How Does Row-Based Multi-Threading Work in Libaom?
Row-based multi-threading (RBMT) in the libaom encoder—the reference software for the AV1 video codec—is a parallel processing technique that accelerates video encoding by distributing the processing of pixel rows within a frame across multiple CPU threads. Instead of waiting for an entire frame to finish encoding before starting the next, or splitting a frame into independent, quality-degrading tiles, RBMT allows threads to work on different rows of the same frame simultaneously. This article breaks down the mechanics of row-based multi-threading, the dependency management required to make it work, and how it improves encoding speed without sacrificing compression efficiency.
The Challenge of Parallel Video Encoding
Video encoding is inherently serial because of spatial prediction. To compress a specific block of pixels (a superblock in AV1), the encoder looks at previously processed neighboring blocks (typically above and to the left) to predict the current block’s data.
Traditionally, this creates a strict bottleneck: Thread 2 cannot start encoding a new row of blocks until Thread 1 has completely finished the row above it.
The Mechanics of Row-Based Multi-Threading
Row-based multi-threading overcomes this bottleneck by utilizing a “wavefront” processing pattern. Instead of waiting for a full row to complete, a thread processing a lower row can begin as soon as the thread above it has cleared a specific horizontal offset.
In AV1, the encoder processes data in large blocks called superblocks (usually \(64\times64\) or \(128\times128\) pixels). Because spatial prediction relies on the top, top-right, and left neighbors, a thread encoding Row \(N\) only needs to wait until the thread encoding Row \(N-1\) has finished processing the blocks ahead of it.
The Wavefront Progress Pattern
- Thread 1 begins encoding Superblock (0,0) in Row 1.
- Once Thread 1 finishes Superblock (0,1) and Superblock (0,2), the top and top-right dependencies for the start of Row 2 are cleared.
- Thread 2 can now safely begin encoding Superblock (1,0) in Row 2.

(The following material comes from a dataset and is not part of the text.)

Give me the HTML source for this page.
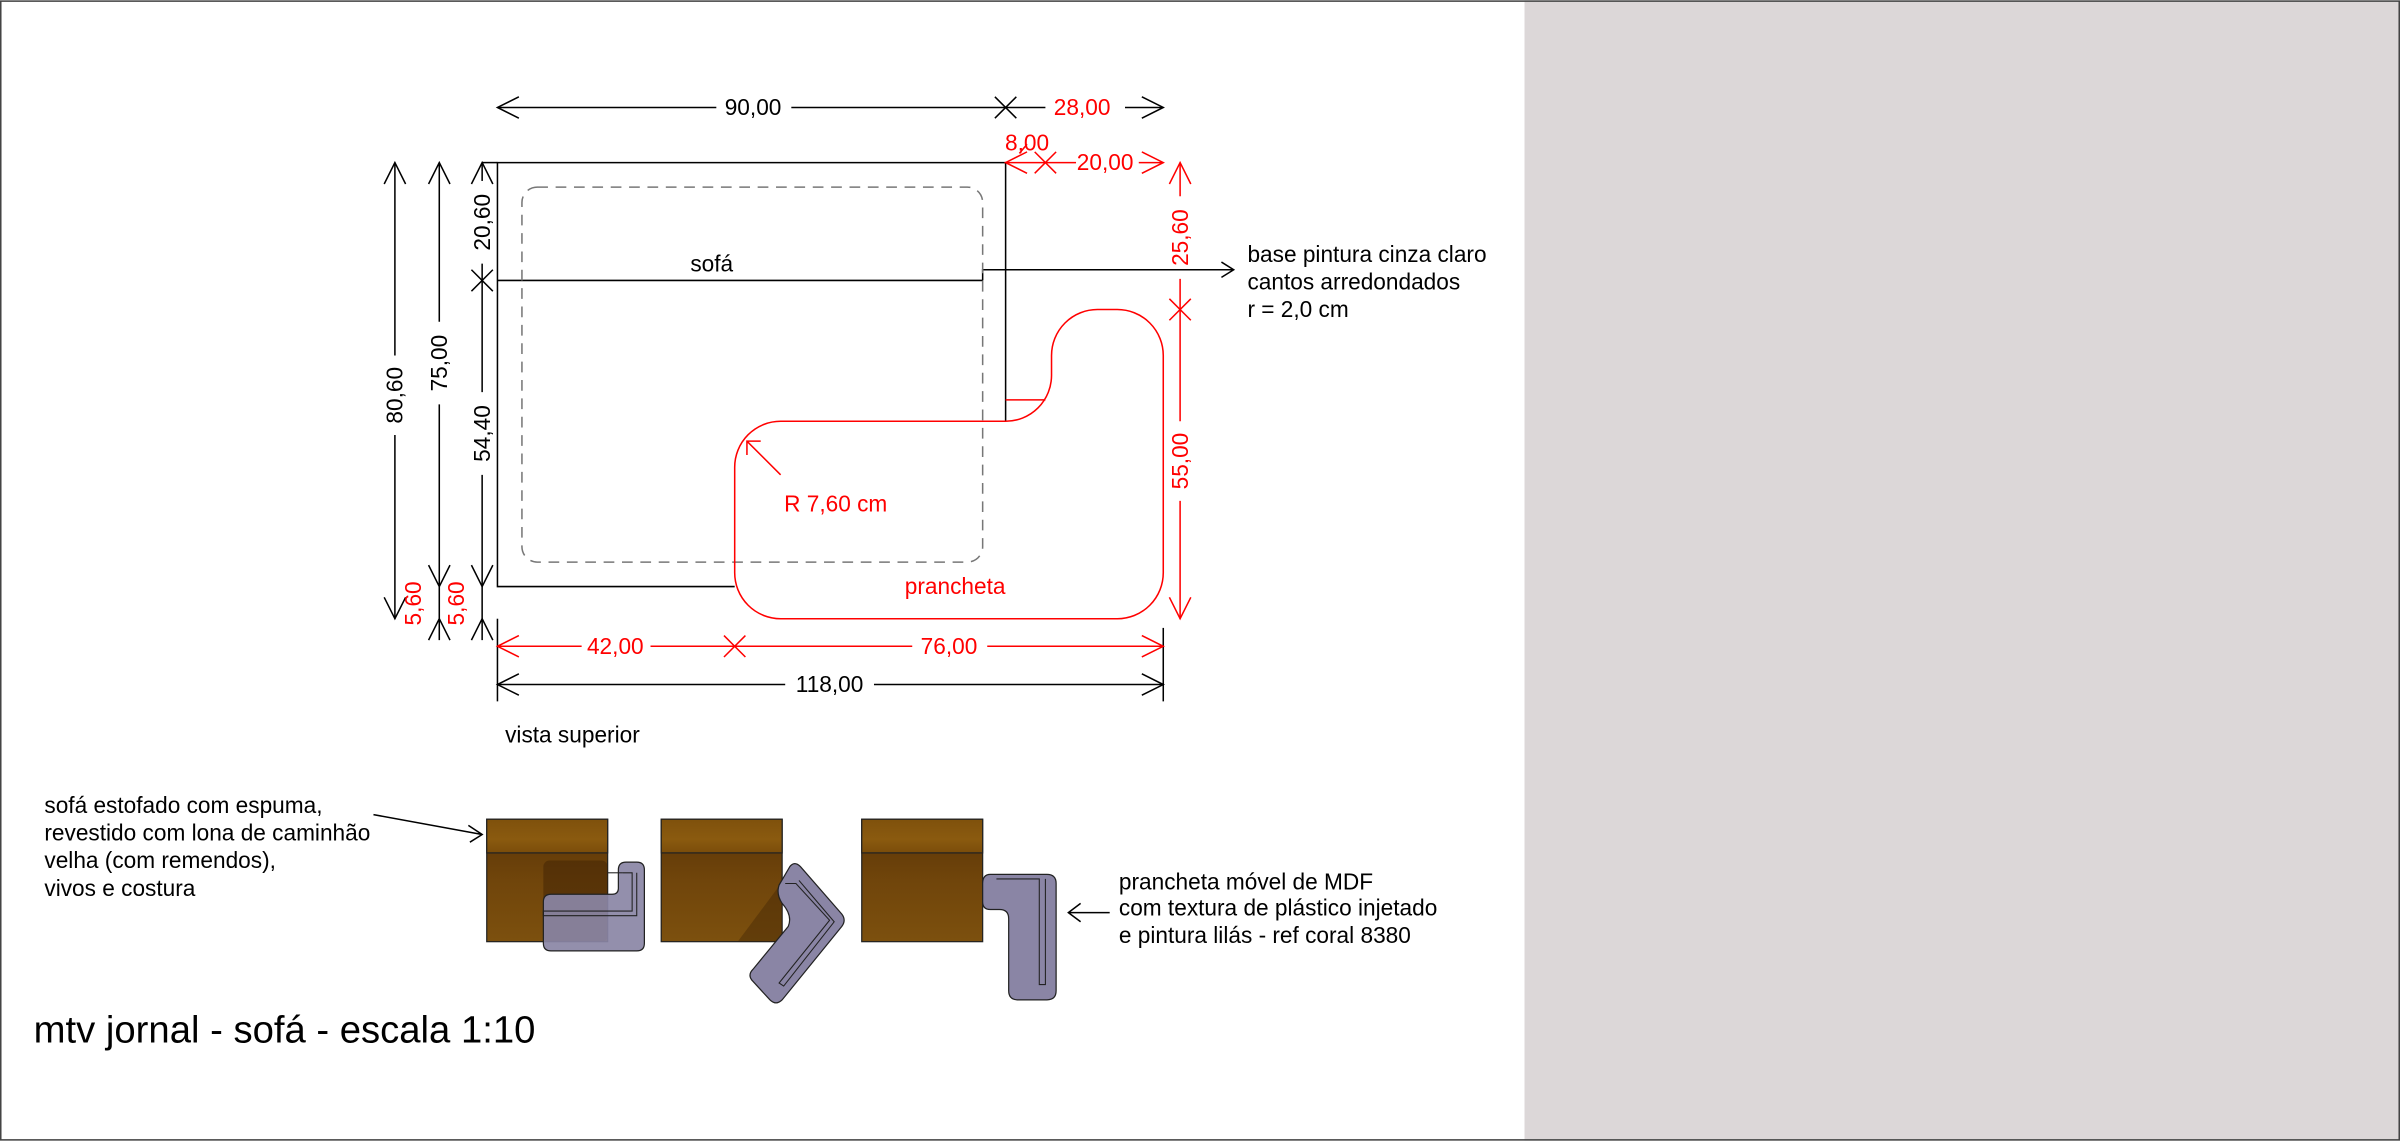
<!DOCTYPE html>
<html><head><meta charset="utf-8"><style>
html,body{margin:0;padding:0;background:#fff}
svg{display:block}
text{font-family:"Liberation Sans",sans-serif}
</style></head><body>
<svg width="2400" height="1141" viewBox="0 0 1568 745" xmlns="http://www.w3.org/2000/svg">
<defs>
<linearGradient id="sb" x1="0" y1="0" x2="0" y2="1"><stop offset="0" stop-color="#5a3406"/><stop offset="0.5" stop-color="#70450b"/><stop offset="1" stop-color="#7c500e"/></linearGradient>
<linearGradient id="st" x1="0" y1="0" x2="0" y2="1"><stop offset="0" stop-color="#7f510c"/><stop offset="0.6" stop-color="#8a5a0f"/><stop offset="1" stop-color="#7b4d0a"/></linearGradient>
</defs>
<rect x="0" y="0" width="1568" height="745" fill="#fff"/>
<rect x="996" y="0" width="572" height="745" fill="#dcd7d8"/>
<rect x="0.5" y="0.5" width="1567" height="744" fill="none" stroke="#444" stroke-width="1"/>

<g fill="none" stroke="#000" stroke-width="1">
<path d="M657 275 L657 106 L325 106 L325 383 L480 383"/>
<line x1="325" y1="183" x2="642" y2="183"/>
<path d="M642 183 L642 176 L806 176"/>
<path d="M798 171 L806 176 L798 181"/>
</g>
<rect x="341" y="122" width="301" height="245" rx="10" fill="none" stroke="#777" stroke-width="1" stroke-dasharray="7,5"/>
<g fill="none" stroke="#f00" stroke-width="1">
<path d="M510 275 L657 275 A30 30 0 0 0 687 245 L687 232 A30 30 0 0 1 717 202 L730 202 A30 30 0 0 1 760 232 L760 374 A30 30 0 0 1 730 404 L510 404 A30 30 0 0 1 480 374 L480 305 A30 30 0 0 1 510 275 Z"/>
<line x1="657" y1="261" x2="683" y2="261"/>
<path d="M510 310 L488 288 M488 297 L488 288 L497 288"/>
</g>

<g fill="none" stroke="#000" stroke-width="1">
<line x1="325" y1="70" x2="468" y2="70"/><line x1="517" y1="70" x2="683" y2="70"/><line x1="735" y1="70" x2="760" y2="70"/>
<path d="M339 63 L325 70 L339 77 M746 63 L760 70 L746 77 M650 63 L664 77 M664 63 L650 77"/>
<line x1="258" y1="106" x2="258" y2="232"/><line x1="258" y1="284" x2="258" y2="404"/>
<path d="M251 120 L258 106 L265 120 M251 390 L258 404 L265 390"/>
<line x1="287" y1="106" x2="287" y2="210"/><line x1="287" y1="264" x2="287" y2="418"/>
<path d="M280 120 L287 106 L294 120 M280 369 L287 383 L294 369 M280 418 L287 404 L294 418"/>
<line x1="315" y1="106" x2="315" y2="118"/><line x1="315" y1="172" x2="315" y2="256"/><line x1="315" y1="310" x2="315" y2="418"/>
<path d="M308 120 L315 106 L322 120 M308 369 L315 383 L322 369 M308 418 L315 404 L322 418 M308 176 L322 190 M322 176 L308 190"/>
<line x1="315" y1="106" x2="325" y2="106"/>
<line x1="325" y1="404" x2="325" y2="458"/><line x1="760" y1="410" x2="760" y2="458"/>
<line x1="325" y1="447" x2="513" y2="447"/><line x1="571" y1="447" x2="760" y2="447"/>
<path d="M339 440 L325 447 L339 454 M746 440 L760 447 L746 454"/>
</g>
<g fill="none" stroke="#f00" stroke-width="1">
<line x1="657" y1="106" x2="703" y2="106"/><line x1="744" y1="106" x2="760" y2="106"/>
<path d="M671 99 L657 106 L671 113 M676 99 L690 113 M690 99 L676 113 M746 99 L760 106 L746 113"/>
<path d="M666 100 L671 94"/>
<line x1="771" y1="106" x2="771" y2="128"/><line x1="771" y1="182" x2="771" y2="275"/><line x1="771" y1="327" x2="771" y2="404"/>
<path d="M764 120 L771 106 L778 120 M764 195 L778 209 M778 195 L764 209 M764 390 L771 404 L778 390"/>
<line x1="325" y1="422" x2="380" y2="422"/><line x1="425" y1="422" x2="596" y2="422"/><line x1="645" y1="422" x2="760" y2="422"/>
<path d="M339 415 L325 422 L339 429 M473 415 L487 429 M487 415 L473 429 M746 415 L760 422 L746 429"/>
</g>

<g font-size="14.8" fill="#000">
<text x="492" y="75" text-anchor="middle">90,00</text>
<text x="542" y="452" text-anchor="middle">118,00</text>
<text x="465" y="177" text-anchor="middle">sofá</text>
<text transform="translate(263,258) rotate(-90)" text-anchor="middle">80,60</text>
<text transform="translate(292,237) rotate(-90)" text-anchor="middle">75,00</text>
<text transform="translate(320,145) rotate(-90)" text-anchor="middle">20,60</text>
<text transform="translate(320,283) rotate(-90)" text-anchor="middle">54,40</text>
<text x="815" y="171">base pintura cinza claro</text>
<text x="815" y="189">cantos arredondados</text>
<text x="815" y="207">r = 2,0 cm</text>
<text x="330" y="485">vista superior</text>
<text x="29" y="531">sofá estofado com espuma,</text>
<text x="29" y="549">revestido com lona de caminhão</text>
<text x="29" y="567">velha (com remendos),</text>
<text x="29" y="585">vivos e costura</text>
<text x="731" y="581">prancheta móvel de MDF</text>
<text x="731" y="598">com textura de plástico injetado</text>
<text x="731" y="616">e pintura lilás - ref coral 8380</text>
</g>
<g font-size="14.8" fill="#f00">
<text x="707" y="75" text-anchor="middle">28,00</text>
<text x="671" y="98" text-anchor="middle">8,00</text>
<text x="722" y="111" text-anchor="middle">20,00</text>
<text transform="translate(776,155) rotate(-90)" text-anchor="middle">25,60</text>
<text transform="translate(776,301) rotate(-90)" text-anchor="middle">55,00</text>
<text x="402" y="427" text-anchor="middle">42,00</text>
<text x="620" y="427" text-anchor="middle">76,00</text>
<text x="546" y="334" text-anchor="middle">R 7,60 cm</text>
<text x="624" y="388" text-anchor="middle">prancheta</text>
<text transform="translate(275,394) rotate(-90)" text-anchor="middle">5,60</text>
<text transform="translate(303,394) rotate(-90)" text-anchor="middle">5,60</text>
</g>
<text x="22" y="681" font-size="25" fill="#000">mtv jornal - sofá - escala 1:10</text>

<g fill="none" stroke="#000" stroke-width="1">
<path d="M244 532 L315 545 M306 539 L315 545 L307 550"/>
<path d="M725 596 L698 596 M706 590 L698 596 L706 602"/>
</g>

<g stroke="#222" stroke-width="0.8">
<rect x="318" y="535" width="79" height="80" fill="url(#sb)"/><rect x="318" y="535" width="79" height="22" fill="url(#st)"/>
<rect x="432" y="535" width="79" height="80" fill="url(#sb)"/><rect x="432" y="535" width="79" height="22" fill="url(#st)"/>
<rect x="563" y="535" width="79" height="80" fill="url(#sb)"/><rect x="563" y="535" width="79" height="22" fill="url(#st)"/>
</g>
<rect x="355" y="562" width="42" height="53" rx="4" fill="#3f2204" opacity="0.5"/>
<path d="M511 576 L511 615 L482 615 Z" fill="#3f2204" opacity="0.4"/>
<g fill="#8a85a5" stroke="#222" stroke-width="0.8">
<path d="M409 563 L416 563 Q421 563 421 568 L421 616 Q421 621 416 621 L360 621 Q355 621 355 616 L355 589 Q355 584 360 584 L400 584 Q404 584 404 580 L404 568 Q404 563 409 563 Z" fill-opacity="0.92"/>
<path d="M516 566 Q519 562 523 566 L550 597 Q553 601 550 605 L511 653 Q507 657 503 653 L492 641 Q488 637 492 633 L515 605 Q518 598 511 590 Q507 584 509 578 Z"/>
<path d="M647 571 L684 571 Q690 571 690 577 L690 647 Q690 653 684 653 L665 653 Q659 653 659 647 L659 600 Q659 594 653 594 L647 594 Q642 594 642 589 L642 577 Q642 571 647 571 Z"/>
</g>
<g fill="none" stroke="#222" stroke-width="0.7">
<path d="M407 570 L413 570 L413 595 L355 595 L355 598 L416 598 L416 570"/>
<path d="M397 570 L407 570"/>
<path d="M513 577 L520 577 L542 601 L509 642 L512 644 L545 602 L522 575"/>
<path d="M651 574 L679 574 L679 643 L683 643 L683 574"/>
</g>
</svg>
</body></html>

- This creates a diagonal cascade (or wavefront) of activity across the CPU cores.
Sync Mechanisms and Dependency Tracking
To prevent data corruption or invalid predictions, libaom uses strict synchronization primitives (mutexes and conditional variables) to track the progress of each thread.
Each row has an associated progress counter that tracks how many superblocks have been successfully encoded. Before a thread processes a superblock at column \(X\) on row \(Y\), it checks the progress counter of row \(Y-1\). If the counter shows that the upper thread has reached at least column \(X+2\), the current thread proceeds. If not, it blocks and waits for a signal from the upper thread.
Why RBMT is Preferred Over Tile-Based Threading
AV1 also supports “Tiles,” which split a frame into a grid of completely independent regions that can be encoded by separate threads with zero communication. While tiles offer excellent CPU utilization, they come with a distinct disadvantage:
- Tile Threading: Breaks spatial prediction across tile boundaries, which harms compression efficiency and can introduce visible boundaries or artifacts at high compression ratios.
- Row-Based Multi-Threading: Allows threads to maintain spatial prediction dependencies across the entire frame. This achieves significant speed counterfeits on multi-core processors while preserving maximum visual quality and compression efficiency.